— Мне кажется, ты слегка навязчив.
— Спасибо, — механически ответил я, ожидавший кое-чего похуже.
— Так может скажешь, какого дьявола ты на самом деле тут делаешь?
Пламя, сверкая, отражалось в ее глазах. Я допил свой бульон и опустил глаза.
— На самом деле…я не знаю, — ответил я. — Полагаю, что я… знаю, что я… — вне всяких сомнений, мой жалкий вид мне помог, так как Марина подошла ко мне и взяла меня за руку.
— Посмотри на меня, — приказала она.
Я посмотрел. Она глядела на меня со смесью сострадания и симпатии.
— Я на тебя не сержусь, слышишь? — сказала она. — Я просто удивилась, увидев тебя здесь, так внезапно. Каждый понедельник мы с Германом ездим к врачу, в больницу Сан-Пабло. Потому нас и не было, когда ты пришел. И это не лучший день для приема гостей.
Мне стало стыдно.
— Этого больше не повторится, — пообещал я.
Я хотел рассказать Марине про странное видение, представившееся моему взору, но она вдруг тонко улыбнулась и нагнулась, чтобы поцеловать меня в щеку. Когда меня коснулись ее губы, вся моя одежда мигом высохла, а слова прилипли к языку. Марина услышала мое тихое бормотание.
— Что…? — спросила она.
Я молча посмотрел на нее и покачал головой.
— Ничего.
Она недоверчиво подняла бровь, но не стала упорствовать.

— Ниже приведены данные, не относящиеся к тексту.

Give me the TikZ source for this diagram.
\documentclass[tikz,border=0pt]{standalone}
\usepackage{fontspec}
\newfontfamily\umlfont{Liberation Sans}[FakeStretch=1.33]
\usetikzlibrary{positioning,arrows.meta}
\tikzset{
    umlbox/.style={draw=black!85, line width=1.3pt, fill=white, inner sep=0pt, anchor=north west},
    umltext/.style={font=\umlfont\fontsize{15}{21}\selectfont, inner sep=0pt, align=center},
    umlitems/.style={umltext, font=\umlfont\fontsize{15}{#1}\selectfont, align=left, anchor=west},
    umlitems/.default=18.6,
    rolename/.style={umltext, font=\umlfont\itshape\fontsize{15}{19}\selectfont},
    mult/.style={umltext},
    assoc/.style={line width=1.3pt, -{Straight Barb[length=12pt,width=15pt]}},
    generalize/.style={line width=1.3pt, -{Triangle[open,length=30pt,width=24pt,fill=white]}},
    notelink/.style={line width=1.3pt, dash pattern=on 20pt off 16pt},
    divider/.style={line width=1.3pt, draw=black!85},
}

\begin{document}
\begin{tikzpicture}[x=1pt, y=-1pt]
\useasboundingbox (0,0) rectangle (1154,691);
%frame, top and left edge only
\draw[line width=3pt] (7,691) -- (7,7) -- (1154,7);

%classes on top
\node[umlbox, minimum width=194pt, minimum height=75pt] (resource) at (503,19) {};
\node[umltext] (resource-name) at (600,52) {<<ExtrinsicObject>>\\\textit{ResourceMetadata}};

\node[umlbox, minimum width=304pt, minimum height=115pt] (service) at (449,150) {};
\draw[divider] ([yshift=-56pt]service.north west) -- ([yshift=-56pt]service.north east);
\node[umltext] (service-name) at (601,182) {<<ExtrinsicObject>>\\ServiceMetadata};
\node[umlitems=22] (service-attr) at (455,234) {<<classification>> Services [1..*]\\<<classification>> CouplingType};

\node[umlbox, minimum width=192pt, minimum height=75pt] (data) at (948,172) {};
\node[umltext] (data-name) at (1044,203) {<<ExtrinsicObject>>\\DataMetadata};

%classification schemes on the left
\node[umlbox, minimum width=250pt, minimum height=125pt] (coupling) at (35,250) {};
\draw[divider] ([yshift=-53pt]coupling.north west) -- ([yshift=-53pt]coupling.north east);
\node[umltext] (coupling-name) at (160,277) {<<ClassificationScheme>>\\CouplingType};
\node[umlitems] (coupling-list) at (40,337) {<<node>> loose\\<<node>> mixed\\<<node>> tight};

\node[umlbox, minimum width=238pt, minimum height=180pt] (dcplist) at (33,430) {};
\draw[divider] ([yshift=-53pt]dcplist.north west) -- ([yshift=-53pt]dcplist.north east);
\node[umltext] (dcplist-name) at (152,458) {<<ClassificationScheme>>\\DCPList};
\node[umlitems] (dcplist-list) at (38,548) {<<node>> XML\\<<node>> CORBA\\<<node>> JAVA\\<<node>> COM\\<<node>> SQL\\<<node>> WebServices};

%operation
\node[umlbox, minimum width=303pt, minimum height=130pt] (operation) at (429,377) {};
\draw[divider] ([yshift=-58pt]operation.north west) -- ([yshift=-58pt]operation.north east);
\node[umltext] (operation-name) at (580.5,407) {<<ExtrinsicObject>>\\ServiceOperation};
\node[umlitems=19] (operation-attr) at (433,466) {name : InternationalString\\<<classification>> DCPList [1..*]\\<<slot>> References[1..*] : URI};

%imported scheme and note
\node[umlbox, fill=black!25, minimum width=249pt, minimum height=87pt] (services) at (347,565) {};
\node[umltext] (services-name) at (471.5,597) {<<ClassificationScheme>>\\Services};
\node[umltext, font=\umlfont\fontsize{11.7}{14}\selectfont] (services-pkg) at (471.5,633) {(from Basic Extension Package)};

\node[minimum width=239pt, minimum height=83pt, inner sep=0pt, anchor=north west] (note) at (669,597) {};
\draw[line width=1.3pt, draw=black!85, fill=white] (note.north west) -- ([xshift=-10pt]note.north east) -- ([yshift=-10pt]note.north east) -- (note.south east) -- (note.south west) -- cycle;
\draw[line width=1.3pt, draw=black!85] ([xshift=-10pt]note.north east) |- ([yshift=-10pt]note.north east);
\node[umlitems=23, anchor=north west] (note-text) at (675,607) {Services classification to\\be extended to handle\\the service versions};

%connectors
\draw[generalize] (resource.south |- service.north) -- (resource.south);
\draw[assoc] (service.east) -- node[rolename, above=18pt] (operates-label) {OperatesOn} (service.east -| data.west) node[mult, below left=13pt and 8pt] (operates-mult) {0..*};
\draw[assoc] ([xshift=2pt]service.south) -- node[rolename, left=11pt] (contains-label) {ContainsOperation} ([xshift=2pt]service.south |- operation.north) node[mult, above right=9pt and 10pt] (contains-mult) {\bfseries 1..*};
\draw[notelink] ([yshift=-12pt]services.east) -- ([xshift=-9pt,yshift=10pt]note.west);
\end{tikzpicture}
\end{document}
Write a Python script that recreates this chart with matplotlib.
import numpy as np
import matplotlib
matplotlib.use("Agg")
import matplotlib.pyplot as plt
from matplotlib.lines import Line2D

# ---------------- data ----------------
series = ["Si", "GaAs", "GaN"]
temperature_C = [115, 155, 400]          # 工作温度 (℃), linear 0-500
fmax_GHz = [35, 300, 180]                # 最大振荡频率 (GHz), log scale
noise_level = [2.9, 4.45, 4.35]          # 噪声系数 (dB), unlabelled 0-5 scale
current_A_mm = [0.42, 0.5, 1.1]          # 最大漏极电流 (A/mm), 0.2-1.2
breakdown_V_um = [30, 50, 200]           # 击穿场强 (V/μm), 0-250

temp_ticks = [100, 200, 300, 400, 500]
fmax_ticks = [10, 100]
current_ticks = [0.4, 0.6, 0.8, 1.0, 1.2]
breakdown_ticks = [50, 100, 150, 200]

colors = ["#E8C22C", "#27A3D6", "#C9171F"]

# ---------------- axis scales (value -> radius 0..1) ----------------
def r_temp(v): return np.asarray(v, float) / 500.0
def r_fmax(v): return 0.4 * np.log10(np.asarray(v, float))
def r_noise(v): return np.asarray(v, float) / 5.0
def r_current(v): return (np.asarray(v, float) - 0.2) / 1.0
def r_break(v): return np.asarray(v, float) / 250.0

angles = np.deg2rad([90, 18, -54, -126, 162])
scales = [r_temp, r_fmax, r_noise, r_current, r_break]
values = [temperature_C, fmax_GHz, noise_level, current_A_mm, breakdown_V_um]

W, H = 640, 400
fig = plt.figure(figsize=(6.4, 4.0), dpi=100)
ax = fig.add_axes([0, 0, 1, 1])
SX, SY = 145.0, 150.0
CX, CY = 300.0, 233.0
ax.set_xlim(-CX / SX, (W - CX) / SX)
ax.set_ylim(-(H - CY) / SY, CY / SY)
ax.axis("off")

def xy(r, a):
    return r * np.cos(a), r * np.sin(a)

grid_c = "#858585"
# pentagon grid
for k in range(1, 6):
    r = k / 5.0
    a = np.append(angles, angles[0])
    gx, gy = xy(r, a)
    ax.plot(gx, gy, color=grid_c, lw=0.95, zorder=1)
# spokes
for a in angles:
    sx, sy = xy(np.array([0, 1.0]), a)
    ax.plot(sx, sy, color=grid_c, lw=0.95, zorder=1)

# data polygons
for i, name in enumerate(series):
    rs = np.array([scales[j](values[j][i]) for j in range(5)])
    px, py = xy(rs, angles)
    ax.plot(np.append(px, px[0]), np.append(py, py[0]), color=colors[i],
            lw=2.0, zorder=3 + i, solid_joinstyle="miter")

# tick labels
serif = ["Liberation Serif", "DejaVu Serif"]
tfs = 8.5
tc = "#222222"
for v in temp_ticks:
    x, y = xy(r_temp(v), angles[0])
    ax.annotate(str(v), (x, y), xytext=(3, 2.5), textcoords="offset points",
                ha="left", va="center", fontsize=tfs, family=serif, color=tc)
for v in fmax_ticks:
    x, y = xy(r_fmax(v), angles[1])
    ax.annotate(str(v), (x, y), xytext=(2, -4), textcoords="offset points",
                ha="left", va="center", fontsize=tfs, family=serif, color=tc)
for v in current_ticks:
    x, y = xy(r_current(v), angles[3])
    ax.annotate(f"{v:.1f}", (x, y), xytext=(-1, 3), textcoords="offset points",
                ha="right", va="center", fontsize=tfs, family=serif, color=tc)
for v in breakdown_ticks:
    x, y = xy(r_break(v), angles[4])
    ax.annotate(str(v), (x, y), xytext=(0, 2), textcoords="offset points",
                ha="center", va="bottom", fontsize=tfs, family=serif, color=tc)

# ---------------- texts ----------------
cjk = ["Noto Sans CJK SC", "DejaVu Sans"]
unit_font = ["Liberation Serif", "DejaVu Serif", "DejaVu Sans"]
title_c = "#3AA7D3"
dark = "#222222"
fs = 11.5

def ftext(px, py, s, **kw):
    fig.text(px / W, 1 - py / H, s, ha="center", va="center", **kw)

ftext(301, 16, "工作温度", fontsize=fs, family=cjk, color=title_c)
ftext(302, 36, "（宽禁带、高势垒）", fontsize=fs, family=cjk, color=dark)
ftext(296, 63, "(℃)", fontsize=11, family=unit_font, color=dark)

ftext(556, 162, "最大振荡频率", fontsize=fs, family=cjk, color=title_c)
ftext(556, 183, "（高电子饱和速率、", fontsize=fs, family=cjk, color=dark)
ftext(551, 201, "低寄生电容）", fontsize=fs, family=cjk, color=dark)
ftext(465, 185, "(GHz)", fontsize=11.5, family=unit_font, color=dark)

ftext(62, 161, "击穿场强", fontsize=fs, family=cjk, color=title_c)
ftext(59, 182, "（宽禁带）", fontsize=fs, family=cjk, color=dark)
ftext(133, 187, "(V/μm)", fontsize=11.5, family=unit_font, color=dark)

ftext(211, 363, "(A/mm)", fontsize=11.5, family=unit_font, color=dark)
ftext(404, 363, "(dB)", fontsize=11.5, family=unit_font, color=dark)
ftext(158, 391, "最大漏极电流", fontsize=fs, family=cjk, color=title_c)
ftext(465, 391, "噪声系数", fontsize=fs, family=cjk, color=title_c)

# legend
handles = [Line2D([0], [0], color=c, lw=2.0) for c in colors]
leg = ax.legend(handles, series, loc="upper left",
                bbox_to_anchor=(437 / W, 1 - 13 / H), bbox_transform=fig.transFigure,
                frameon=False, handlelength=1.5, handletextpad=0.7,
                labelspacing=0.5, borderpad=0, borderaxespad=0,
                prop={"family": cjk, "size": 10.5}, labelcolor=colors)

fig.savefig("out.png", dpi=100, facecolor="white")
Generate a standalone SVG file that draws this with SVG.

— Хочешь еще бульона? — спросила она, поднимаясь.
— Да, спасибо.
Марина взяла у меня чашку и пошла на кухню, чтобы ее наполнить. Я остался сидеть возле огня, восхищаясь портретами женщины на стенах. Когда вернулась Марина, она сразу увидела, куда я смотрю.
— А дама на всех этих картинах…
— Это моя мать, — сказала Марина.
Я почувствовал, что затронул деликатную тему.
— Никогда не видел таких картин. Они как… фотографии души.
Марина молча кивнула.
— Должно быть, ее рисовал знаменитый художник, — настаивал я. — Никогда не видел ничего подобного.
Марина ответила не сразу.
— Ты не поверишь. Этот художник ничего не рисовал уже почти шестнадцать лет. Эта серия картин — его единственное произведение.
— Видимо, он очень хорошо знал твою мать, раз рисовал ее так, — развивал я тему.
Марина пристально посмотрела на меня.
Таким же взглядом на меня смотрела женщина с портретов.
— Лучше чем кто бы то ни было, — ответила она. — Он был ее мужем.
Тем вечером, сидя перед камином, Марина поведала мне историю Германа и его виллы в квартале Саррья. Герман Блау родился в состоятельной, процветающей семье каталонских буржуа. Ни один светский скандал не обходился без участия династии Блау — ни в театре «Лицео», ни в промышленной колонии на берегах реки Сегре. Поговаривали, что Герман вовсе и не сын великого патриарха Блау, а плод тайной любовной связи своей матери Дианы со свободным художником Квимом Сальватом. Сальват, в свою очередь, был профессиональным портретистом, острословом и развратником. Он компрометировал представителей знатных фамилий, одновременно рисуя их же портреты за астрономические гонорары. Было это правдой или нет, точно можно было сказать одно: Герман не был похож ни на одного из членов своей семьи, ни внешне, ни по характеру. Кроме живописи и рисунка его ничего не интересовало, а это казалось всем крайне подозрительным. Особенно его достопочтенному отцу.